Task material:

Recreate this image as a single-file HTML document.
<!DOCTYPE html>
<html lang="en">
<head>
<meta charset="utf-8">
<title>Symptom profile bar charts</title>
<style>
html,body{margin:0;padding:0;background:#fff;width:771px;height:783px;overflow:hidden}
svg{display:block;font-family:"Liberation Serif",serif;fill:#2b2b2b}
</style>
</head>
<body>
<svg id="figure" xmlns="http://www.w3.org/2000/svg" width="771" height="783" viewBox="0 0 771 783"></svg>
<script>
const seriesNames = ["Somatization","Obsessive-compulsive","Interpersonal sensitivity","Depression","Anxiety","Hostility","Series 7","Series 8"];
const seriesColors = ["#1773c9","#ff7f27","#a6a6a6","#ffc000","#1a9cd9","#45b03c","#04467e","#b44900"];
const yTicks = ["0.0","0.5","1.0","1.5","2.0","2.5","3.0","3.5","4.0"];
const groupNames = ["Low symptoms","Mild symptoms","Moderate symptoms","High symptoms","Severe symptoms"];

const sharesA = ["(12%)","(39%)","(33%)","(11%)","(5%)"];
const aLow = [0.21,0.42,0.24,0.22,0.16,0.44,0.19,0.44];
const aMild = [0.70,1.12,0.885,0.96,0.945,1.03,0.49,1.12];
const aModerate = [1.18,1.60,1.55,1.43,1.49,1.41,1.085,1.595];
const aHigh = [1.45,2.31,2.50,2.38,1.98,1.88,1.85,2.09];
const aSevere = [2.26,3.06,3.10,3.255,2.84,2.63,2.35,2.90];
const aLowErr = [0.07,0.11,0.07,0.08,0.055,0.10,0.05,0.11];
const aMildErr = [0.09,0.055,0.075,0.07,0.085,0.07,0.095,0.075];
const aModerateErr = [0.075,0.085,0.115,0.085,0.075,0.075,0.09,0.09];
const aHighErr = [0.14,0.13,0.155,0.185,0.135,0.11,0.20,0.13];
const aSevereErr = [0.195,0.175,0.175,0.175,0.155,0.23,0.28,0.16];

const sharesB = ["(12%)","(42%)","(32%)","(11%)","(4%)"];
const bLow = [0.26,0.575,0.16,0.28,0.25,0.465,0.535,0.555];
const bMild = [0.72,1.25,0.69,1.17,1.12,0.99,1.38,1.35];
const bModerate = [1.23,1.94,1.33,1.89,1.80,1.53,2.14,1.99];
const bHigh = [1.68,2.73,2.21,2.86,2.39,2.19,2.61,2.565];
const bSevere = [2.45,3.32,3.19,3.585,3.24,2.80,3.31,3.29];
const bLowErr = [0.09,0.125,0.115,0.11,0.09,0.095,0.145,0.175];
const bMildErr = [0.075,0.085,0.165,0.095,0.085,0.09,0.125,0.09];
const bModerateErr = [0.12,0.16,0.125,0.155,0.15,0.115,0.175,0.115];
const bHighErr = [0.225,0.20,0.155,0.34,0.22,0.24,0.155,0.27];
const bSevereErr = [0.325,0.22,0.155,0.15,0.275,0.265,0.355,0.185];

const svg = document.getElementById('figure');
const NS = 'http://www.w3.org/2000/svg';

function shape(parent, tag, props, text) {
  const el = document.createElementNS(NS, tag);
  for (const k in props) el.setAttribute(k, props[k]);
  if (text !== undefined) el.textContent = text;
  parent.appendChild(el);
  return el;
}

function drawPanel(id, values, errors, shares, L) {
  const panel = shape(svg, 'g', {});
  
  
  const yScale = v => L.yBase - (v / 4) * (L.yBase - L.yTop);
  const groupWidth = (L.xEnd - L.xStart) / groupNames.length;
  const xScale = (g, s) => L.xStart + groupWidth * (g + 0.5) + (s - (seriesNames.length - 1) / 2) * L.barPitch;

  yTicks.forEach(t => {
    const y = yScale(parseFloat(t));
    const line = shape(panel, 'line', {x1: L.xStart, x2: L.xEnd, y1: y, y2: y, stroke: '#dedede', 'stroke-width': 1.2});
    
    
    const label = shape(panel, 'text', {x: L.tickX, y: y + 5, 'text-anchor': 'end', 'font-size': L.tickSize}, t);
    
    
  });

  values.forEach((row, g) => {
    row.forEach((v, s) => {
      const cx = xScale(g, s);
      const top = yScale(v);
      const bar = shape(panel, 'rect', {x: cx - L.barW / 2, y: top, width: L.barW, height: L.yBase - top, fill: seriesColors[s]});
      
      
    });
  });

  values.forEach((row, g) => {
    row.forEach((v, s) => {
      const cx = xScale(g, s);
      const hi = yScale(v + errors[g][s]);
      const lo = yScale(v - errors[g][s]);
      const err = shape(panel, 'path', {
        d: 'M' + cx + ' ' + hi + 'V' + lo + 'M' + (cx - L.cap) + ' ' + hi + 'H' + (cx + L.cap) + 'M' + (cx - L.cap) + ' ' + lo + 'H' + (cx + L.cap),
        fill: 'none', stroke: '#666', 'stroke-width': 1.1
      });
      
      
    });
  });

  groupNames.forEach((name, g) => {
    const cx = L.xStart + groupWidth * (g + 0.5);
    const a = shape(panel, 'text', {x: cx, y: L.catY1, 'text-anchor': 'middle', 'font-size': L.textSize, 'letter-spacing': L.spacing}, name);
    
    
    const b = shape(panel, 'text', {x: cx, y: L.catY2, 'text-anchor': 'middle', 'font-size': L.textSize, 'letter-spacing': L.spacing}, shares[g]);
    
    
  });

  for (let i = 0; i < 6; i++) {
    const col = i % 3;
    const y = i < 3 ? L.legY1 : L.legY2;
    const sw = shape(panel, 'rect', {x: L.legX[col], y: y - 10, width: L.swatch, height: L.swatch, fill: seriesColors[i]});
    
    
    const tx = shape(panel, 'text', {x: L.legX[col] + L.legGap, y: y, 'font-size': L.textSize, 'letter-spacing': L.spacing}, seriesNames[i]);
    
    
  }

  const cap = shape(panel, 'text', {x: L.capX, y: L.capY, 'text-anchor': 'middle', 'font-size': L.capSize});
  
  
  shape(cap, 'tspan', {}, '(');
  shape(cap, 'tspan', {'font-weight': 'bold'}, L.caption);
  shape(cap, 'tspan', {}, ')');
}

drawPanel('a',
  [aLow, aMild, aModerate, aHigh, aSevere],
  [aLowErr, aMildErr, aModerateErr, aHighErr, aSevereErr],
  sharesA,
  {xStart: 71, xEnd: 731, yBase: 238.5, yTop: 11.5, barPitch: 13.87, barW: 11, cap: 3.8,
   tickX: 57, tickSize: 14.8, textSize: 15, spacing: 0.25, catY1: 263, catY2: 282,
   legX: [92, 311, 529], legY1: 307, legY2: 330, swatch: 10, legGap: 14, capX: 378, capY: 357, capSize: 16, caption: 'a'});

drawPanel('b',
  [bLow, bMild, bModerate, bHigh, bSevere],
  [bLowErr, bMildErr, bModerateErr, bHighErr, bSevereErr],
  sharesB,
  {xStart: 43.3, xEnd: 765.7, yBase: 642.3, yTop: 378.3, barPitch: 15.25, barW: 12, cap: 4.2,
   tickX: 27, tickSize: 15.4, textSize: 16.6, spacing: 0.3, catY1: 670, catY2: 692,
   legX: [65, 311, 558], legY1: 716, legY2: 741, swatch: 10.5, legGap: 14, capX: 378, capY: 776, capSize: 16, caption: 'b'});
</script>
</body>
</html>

...

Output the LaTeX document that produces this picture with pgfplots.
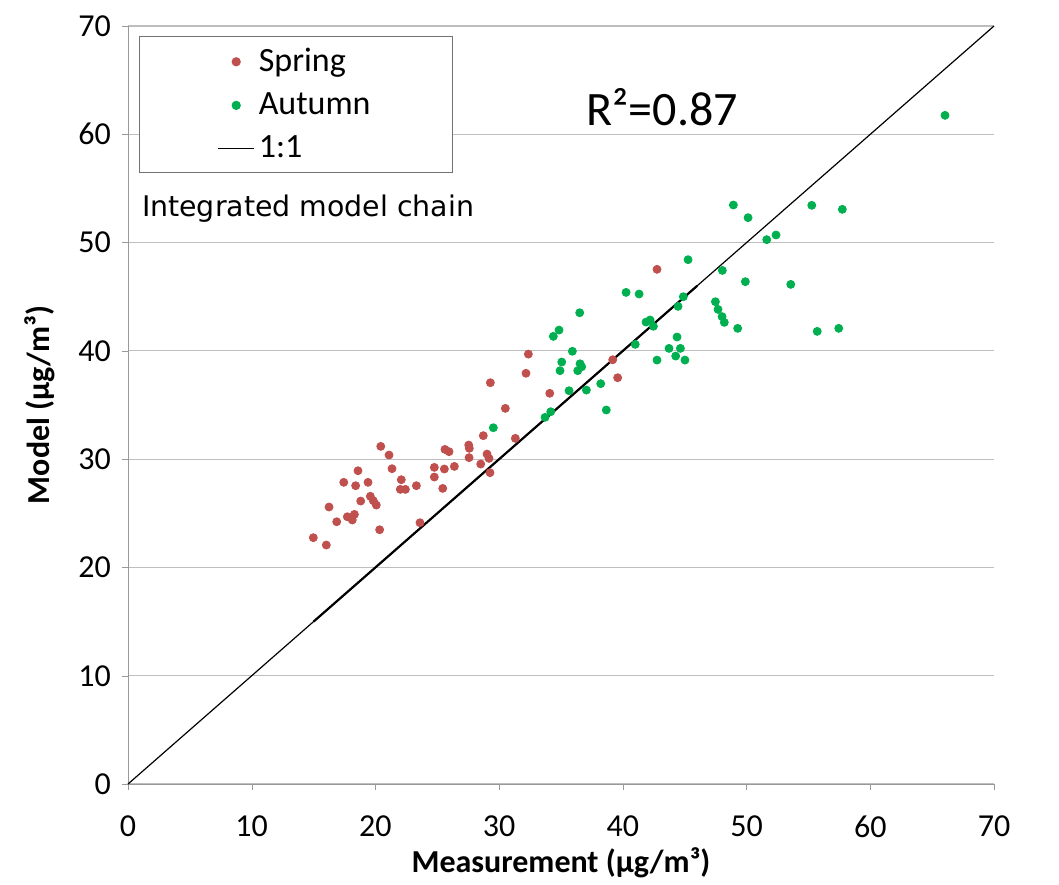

Goal:
Identify each line of the material where the word "this" shows up, and copy it.

Full answer:
Recreate this image as a single-file HTML document.
Output the LaTeX document that produces this picture with pgfplots.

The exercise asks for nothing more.